When you eat with us, you’ll be seated in a row. The courses come in rapid progression. There is really too little time to think or discuss or to analyse the food. Some people find this difficult.
Why do you think that is?
We live in a time that places a huge premium on comfort, on convenience, on safety. I am not so sure about the wisdom of that. Human beings tend to have transformative experiences through discomfort, or through the unfamiliar. ernst is of course a very warm and welcoming setting.
But eating in the restaurant will still take you out of your comfort zone, in the sense that it asks you to be present in a situation that you are not in control of.
Much like, forgive me, a psychedelic does.
It is a trippy experience, and whether people know that or not, that’s what it is. When people in the restaurant tell me that what they are having reminds them of something they ate as a child, that makes me incredibly happy.
Not because what they are eating has anything to do with what they actually tasted as a child—I don’t believe it does.
It rather has to do with the mental space they were in just now, when they tasted our food. They were not over-analyzing it, they were not left-braining it up, they were in the here and now. And some people can’t do that, by the way. And you can see it in their faces.
They need control, and logic, they are adverse to that idea of a beginner’s mind. And other people come every month, and I believe they come because we create a space for two to three hours that puts you outside of what you knew and know, somewhere else and new and now.
The really very interesting thing is that you do this through food, that people at the restaurant get to have this experience through eating.
For me this is intimately tied to the fact that we work so deeply in the natural world. We’re not using anything ultratechy. All of the things we do in the kitchen are natural reactions between natural products. We essentially cook with temperature and pH. So to some extent you’re being served things that you know.
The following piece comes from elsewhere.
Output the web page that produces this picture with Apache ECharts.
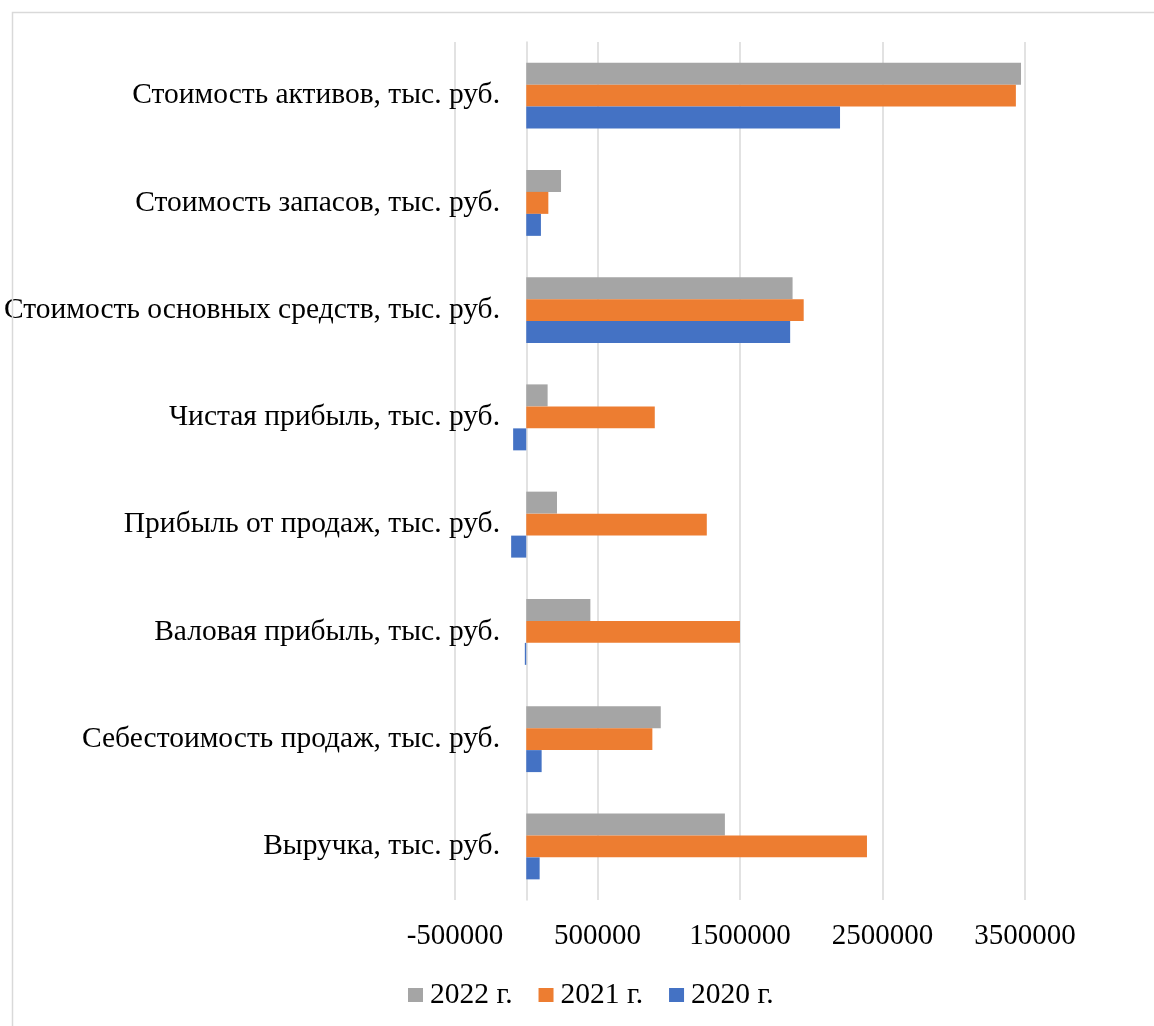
<!DOCTYPE html>
<html>
<head>
<meta charset="utf-8">
<script src="https://cdn.jsdelivr.net/npm/echarts@6/dist/echarts.min.js"></script>
<style>
  html, body { margin: 0; padding: 0; background: #ffffff; }
  #chart { width: 1154px; height: 1026px; }
</style>
</head>
<body>
<div id="chart"></div>
<script>
// Indicator names, bottom to top along the category axis
const categories = [
  'Выручка, тыс. руб.',
  'Себестоимость продаж, тыс. руб.',
  'Валовая прибыль, тыс. руб.',
  'Прибыль от продаж, тыс. руб.',
  'Чистая прибыль, тыс. руб.',
  'Стоимость основных средств, тыс. руб.',
  'Стоимость запасов, тыс. руб.',
  'Стоимость активов, тыс. руб.'
];

// Values per year, in the same order as categories
const values2022 = [1394000, 944000, 450000, 216000, 150000, 1869000, 244000, 3472000];
const values2021 = [2391000, 885000, 1500000, 1267000, 902000, 1947000, 155000, 3436000];
const values2020 = [94000, 108000, -10000, -106000, -92000, 1852000, 103000, 2202000];

const seriesNames = ['2022 г.', '2021 г.', '2020 г.'];

const xMin = -500000;
const xMax = 3500000;
const xStep = 1000000;

const FONT = '"Liberation Serif", "Times New Roman", serif';
const GRID = '#d9d9d9';

const chart = echarts.init(document.getElementById('chart'), null, { renderer: 'canvas' });

chart.setOption({
  backgroundColor: '#ffffff',
  animation: false,
  color: ['#A5A5A5', '#ED7D31', '#4472C4'],
  grid: {
    left: 455, right: 129, top: 42, bottom: 126,
    containLabel: false, outerBoundsMode: 'none'
  },
  legend: {
    data: seriesNames,
    left: 408,
    top: 980,
    padding: 0,
    icon: 'rect',
    itemWidth: 15,
    itemHeight: 14,
    itemGap: 26,
    textStyle: { fontFamily: FONT, fontSize: 29.5, color: '#000000', padding: [0, 0, 0, 2] }
  },
  xAxis: {
    type: 'value',
    min: xMin,
    max: xMax,
    interval: xStep,
    axisLine: { show: false },
    axisTick: { show: false },
    splitLine: { show: true, lineStyle: { color: GRID, width: 1.5 } },
    axisLabel: {
      fontFamily: FONT, fontSize: 29, color: '#000000', margin: 22,
      formatter: v => String(v)
    }
  },
  yAxis: {
    type: 'category',
    data: categories,
    axisLine: { show: true, onZero: true, lineStyle: { color: GRID, width: 1.5 } },
    axisTick: { show: false },
    splitLine: { show: false },
    axisLabel: { fontFamily: FONT, fontSize: 29.5, color: '#000000', margin: -45 }
  },
  series: [
    { name: seriesNames[0], type: 'bar', data: values2022, barGap: '0%', barCategoryGap: '38.5%' },
    { name: seriesNames[1], type: 'bar', data: values2021, barGap: '0%', barCategoryGap: '38.5%' },
    { name: seriesNames[2], type: 'bar', data: values2020, barGap: '0%', barCategoryGap: '38.5%' }
  ],
  graphic: [
    {
      type: 'rect', z: 100, silent: true,
      shape: { x: 12.5, y: 12.5, width: 1300, height: 1200 },
      style: { fill: null, stroke: GRID, lineWidth: 1.5 }
    }
  ]
});
</script>
</body>
</html>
Even if you haven’t heard of the particular variety you’ll still be able to tell this is, say, a root vegetable. But the level of attention that’s been given to it is at a level that a normal person just would never have the time for.
Do you feel that this approach to cooking can be copied, then?
I don’t honestly believe so. Because what I cannot explain to anybody and what cannot translate into any recipe or technique is sequencing, and pace, and that all comes just by feeling. It is all from the heart.
We’ll go from crab to physalis to eggplant to beef, and that’s because it feels right. There are so many weird little things that I try to do that are maybe a little bit poetic and that go for the heart, not for the head or the tongue per se.
Is there no pain to you in closing something that comes from the heart?
No, because, again, much in the way that feeling and a beginner’s mindset commanded the sequencing of the menu, it is feeling and that mindset that led us to believe that now is a good time to close. I will say though that lately I’ve been thinking about the cynicism of our culture, this nigh on fear of sincerity.
I wonder whether such a culture can really connect with a place like ernst. Giving yourself away to something, the way we do—in sincerity—is of course not cynical. And going to ernst requires a kind of commitment that is, for lack of a better word, earnest.
You have to be there at a certain time, you can’t really do anything else but sit and be present while you’re there, you have to inconvenience yourself in order to experience something unique and unrepeatable.
Unrepeatable: ernst will be gone. You will, however, stay on in Berlin.
Yes, and I am not done creating genuine experiences for people—also at Julius, where we also make beautiful food, and in an accessible way. With ernst, I feel I did that really difficult thing that you have to do in your life. I could have continued, but I decided not to.
And I am happy with it. That is the most important thing I’ve come to realise. When we finish ernst, I’m still going to have loved cooking. We’ll finish on a high. We’re stopping for a better reason than fatigue.